I had that "ah ha" moment yesterday. After reading more about the differences in RAW processors, specifically Nikon vs. any other, I installed ViewNX2.

When looking at the JPG and RAW versions of the same photo in ViewNX2, and seeing that the Nikon software in fact rendered the JPEG and RAW identically, I finally understood that it wasn't any issue with my RAW file, but in how the software interprets and presents the RAW file.

I do think that I will backtrack and use the RAW+JPEG option and keep the pair of files. This way I can use Aperture and compare the "Nikon way" (ie - JPEG) vs. the RAW. Whether I like the Nikon processing or not on a particular image, at least then I can decide and have the RAW file to manipulate.


----------



## Garbz (May 27, 2012)

Exactly. The engineers who wrote the algorithms that sit in your camera also wrote the ones in CaptureNX and ViewNX. That is their take on how a picture should look. The result is quite different from taking a Canon camera and opening the RAW with DPP. However if you take a Canon camera and a Nikon camera and open both their RAWs in Lightroom for instance, they will suddenly look very similar because now you're no longer processing the way Canon/Nikon think best, but rather the way Adobe think best.


----------



## TCampbell (May 27, 2012)

Actually... Aperture will have a RAW profile for your camera.  As you import, it'll automatically apply a certain amount of de-noising and/or sharpening, etc. but it's based on the camera profile and the settings for that exposure.  It's also non-destructive (everything in Aperture is non-destructive.)  

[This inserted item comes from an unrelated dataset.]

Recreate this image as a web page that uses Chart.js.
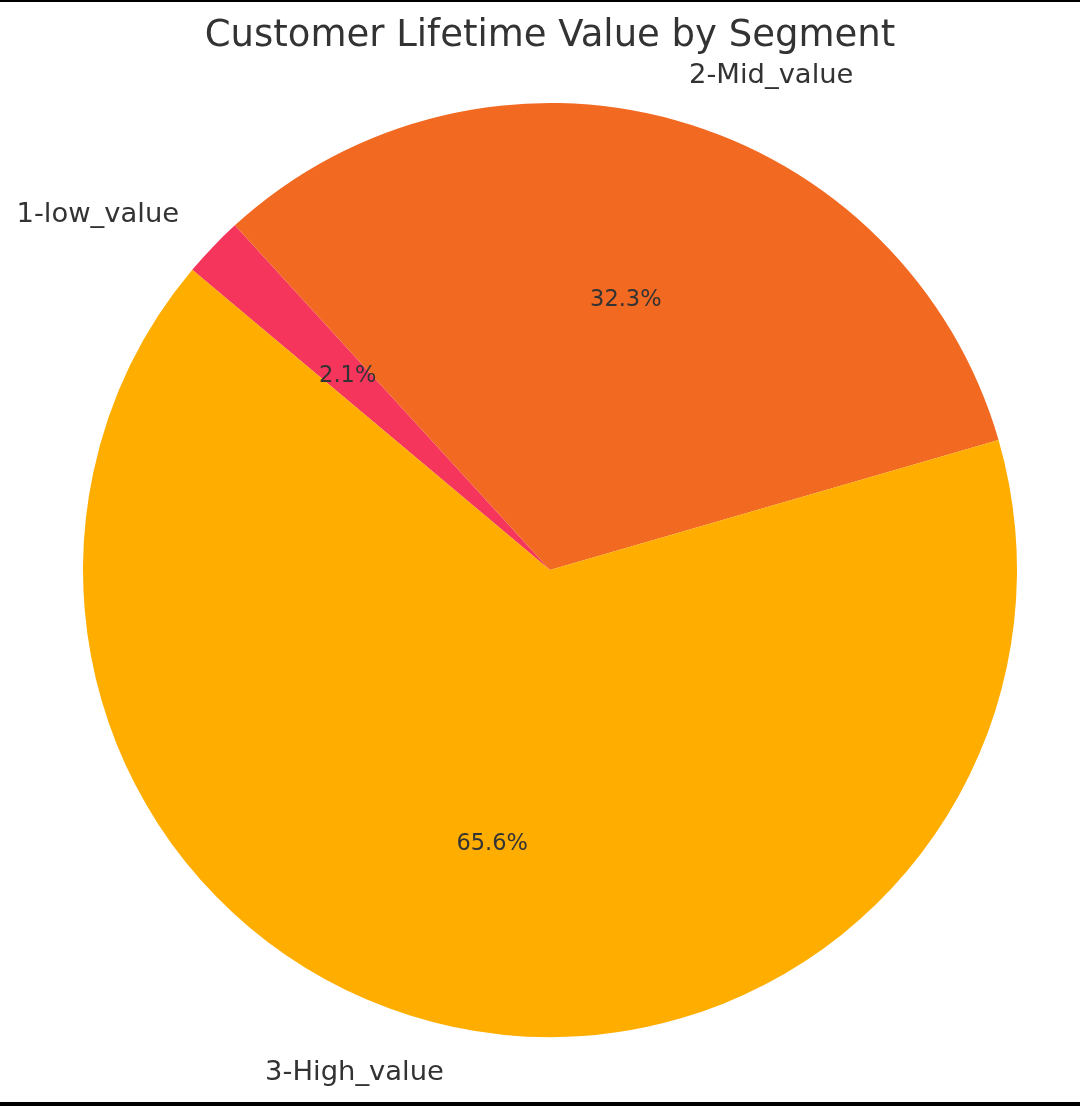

If you've got a lot of shots in the same light, learn about the use of "lift & stamp".  I apply full adjustments first (I don't use any brush-on adjustments straight away).  These would be things like white balance, highlights & shadows, curves/levels, etc..  You can then "lift" those global adjustments and "stamp" them onto the remaining images as long as those images were shot in the same light and would thus need the same adjustments.  It's part of the whole point of Aperture is to be able to speed the workflow.  I then go through and apply any brush-on effects (dodge & burn, repair/clone, etc.)  You obviously wouldn't want to copy localized adjustments to other photos because they wouldn't need the same tweaks in the same positions.


----------